Hash Index#

The Fastest Possible Lookup — O(1)#

You have 100 million users. Someone logs in with alice@gmail.com. You need to find her instantly.

What if instead of searching at all, you could just compute exactly where she is — in one step, regardless of how many rows exist?

That's a Hash Index. The database runs the email through a hash function, which produces a number. That number maps to a slot in a hash table, and that slot contains a pointer to the actual row.

hash("alice@gmail.com") → slot 4521847
slot 4521847            → pointer → actual row on disk
→ found Alice in 1 step ✓

No traversal, no searching, no comparisons. Just compute → jump. O(1).

How It's Stored — Two Levels of Indirection#

The hash index doesn't map directly to a physical position on disk — rows can move around as the database manages storage. Instead it maps to a slot in a hash table, and that slot stores a pointer to wherever the row actually lives.

Hash table (index):              Actual table (data):
slot 4521847 → ptr ──────────→  [alice@, London, 28, ...]
slot 892341  → ptr ──────────→  [bob@, NYC, 34, ...]
slot 234901  → ptr ──────────→  [charlie@, Paris, 22, ...]

When a new user is inserted, the row is written to disk wherever the database puts it — could be position 50,000,001. The hash index stores a pointer to that location:

New user alice@ inserted at disk position 50,000,001

hash("alice@gmail.com") → always produces slot 4521847
slot 4521847 → stores pointer → "row is at disk position 50,000,001"

The hash of a value always produces the same slot number — that never changes.
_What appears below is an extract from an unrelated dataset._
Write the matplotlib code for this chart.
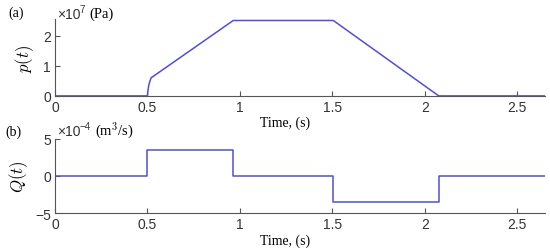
import numpy as np
import matplotlib
matplotlib.use('Agg')
import matplotlib.pyplot as plt

# dane
t_p = [0.0, 0.5, 0.503, 0.508, 0.514, 0.52, 0.964, 1.505, 2.075, 2.65]
p = [0.0, 0.0, 0.2e7, 0.38e7, 0.5e7, 0.6e7, 2.5e7, 2.5e7, 0.0, 0.0]

t_q = [0.0, 0.5, 0.5, 0.964, 0.964, 1.505, 1.505, 2.075, 2.075, 2.65]
q = [0.0, 0.0, 3.5e-4, 3.5e-4, 0.0, 0.0, -3.55e-4, -3.55e-4, 0.0, 0.0]

xticks = [0, 0.5, 1, 1.5, 2, 2.5]
xtick_labels = ['0', '0.5', '1', '1.5', '2', '2.5']

plt.rcParams['font.family'] = ['Liberation Sans', 'DejaVu Sans']
plt.rcParams['mathtext.fontset'] = 'cm'
kolor = '#4f4fd8'
szary = '#555555'
serif = 'Liberation Serif'

fig = plt.figure(figsize=(5.5, 2.53), dpi=100)
ax1 = fig.add_axes([0.1, 0.617, 0.891, 0.304])
ax2 = fig.add_axes([0.1, 0.154, 0.891, 0.293])

for ax in (ax1, ax2):
    ax.spines['top'].set_visible(False)
    ax.spines['right'].set_visible(False)
    ax.spines['left'].set_color(szary)
    ax.spines['bottom'].set_color(szary)
    ax.tick_params(direction='in', length=3.5, width=0.8, color=szary,
                   labelsize=10, labelcolor='#333333', pad=3)
    ax.set_xlim(0, 2.65)
    ax.set_xticks(xticks)
    ax.set_xticklabels(xtick_labels)
    ax.set_xlabel('Time, (s)', fontfamily=serif, fontsize=10)

ax1.plot(t_p, p, color=kolor, lw=1.1)
ax1.set_ylim(0, 2.55e7)
ax1.set_yticks([0, 1e7, 2e7])
ax1.set_yticklabels(['0', '1', '2'])
ax1.set_ylabel(r'$p(t)$', fontsize=12, labelpad=0)
ax1.xaxis.set_label_coords(0.47, -0.25)
ax1.yaxis.set_label_coords(-0.038, 0.5)

ax2.plot(t_q, q, color=kolor, lw=1.1)
ax2.set_ylim(-5e-4, 5e-4)
ax2.set_yticks([-5e-4, 0, 5e-4])
ax2.set_yticklabels(['\u22125', '0', '5'])
ax2.set_ylabel(r'$Q(t)$', fontsize=12, labelpad=0)
ax2.xaxis.set_label_coords(0.47, -0.27)
ax2.yaxis.set_label_coords(-0.052, 0.5)

# mnożniki i jednostki
def px(x, y):
    return x / 550, 1 - y / 253

fig.text(*px(57, 15), '\u00d710', fontsize=10, color='#333333', va='center', ha='left')
fig.text(*px(79, 10), '7', fontsize=7, color='#333333', va='center', ha='left')
fig.text(*px(89, 14), '(Pa)', fontsize=10.5, va='center', ha='left', family=serif)

fig.text(*px(57, 132), '\u00d710', fontsize=10, color='#333333', va='center', ha='left')
fig.text(*px(79, 127), '\u22124', fontsize=7, color='#333333', va='center', ha='left')
fig.text(*px(95, 131), r'(m$^3$/s)', fontsize=10.5, va='center', ha='left', family=serif)

fig.text(*px(8, 13), '(a)', fontsize=10, va='center', ha='left', family=serif)
fig.text(*px(5, 132), '(b)', fontsize=10, va='center', ha='left', family=serif)

fig.savefig('out.png', dpi=100)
If the row moves, just update the pointer. The slot stays the same.

hash(email) → slot in hash table → pointer → actual row on disk

The hash table never stores data — just pointers. Data always lives in the actual table. Same concept as a HashMap in Java or a dict in Python.

The Fatal Limitation — No Range Queries#

Hash index sounds perfect — O(1), instant lookups. So why not use it for everything?

Try to find all users whose email starts with "a":

hash("alice@gmail.com") → slot 4521847   ✓ exact match works
hash("a*")              → ???            ✗ you can't hash a pattern

Hash functions are one-way and unpredictable. alice@ and alicez@ produce completely different slot numbers — there's no ordering, no grouping, no relationship between similar values:

hash("alice@")  → 4521847
hash("alicez@") → 89234521   ← completely unrelated number

Values are scattered randomly across slots. There's no way to say "give me everything between these two hash values" — because there is no between. Hash values have no order.

Hash Index:
  ✓ WHERE email = 'alice@gmail.com'   → O(1), instant
  ✗ WHERE email LIKE 'a%'             → impossible
  ✗ WHERE age > 25                    → impossible
  ✗ WHERE date BETWEEN x AND y        → impossible
  ✗ ORDER BY any column               → impossible

Hash Index — runs the column value through a hash function to find a slot in a hash table. That slot stores a pointer to the actual row. O(1) exact lookup. Range queries completely impossible.

Hash index is only worth using when you know with certainty you will only ever need exact lookups on that column — never ranges, never LIKE, never ORDER BY. For everything else, you need a different index structure — one that keeps values sorted.

When to Actually Use a Hash Index#

The limitation is real — but so is the O(1) speed. The systems where hash indexes shine are the ones where every query is an exact match and range queries simply never happen.

Session stores / auth tokens

WHERE session_token = 'abc123xyz'

You always look up a session by exact token. Never "give me all sessions after 3pm." Hash index is perfect — millions of logins per second, O(1) every time. Redis does exactly this.

User login — email lookup

WHERE email = 'alice@gmail.com'

Login is always exact match. You never query WHERE email LIKE 'a%'. Pure O(1), no range queries ever needed.

Cache / key-value lookups

GET user:4521847

Every cache lookup is exact key → value. This is why Redis is built entirely on hash tables internally — it's a system designed exclusively for exact lookups at speed.

The pattern is the same across all three: you have a key you know exactly, and you just need the value back fast. No filtering, no sorting, no ranges. The moment your query needs anything other than =, you're back to B+ Tree.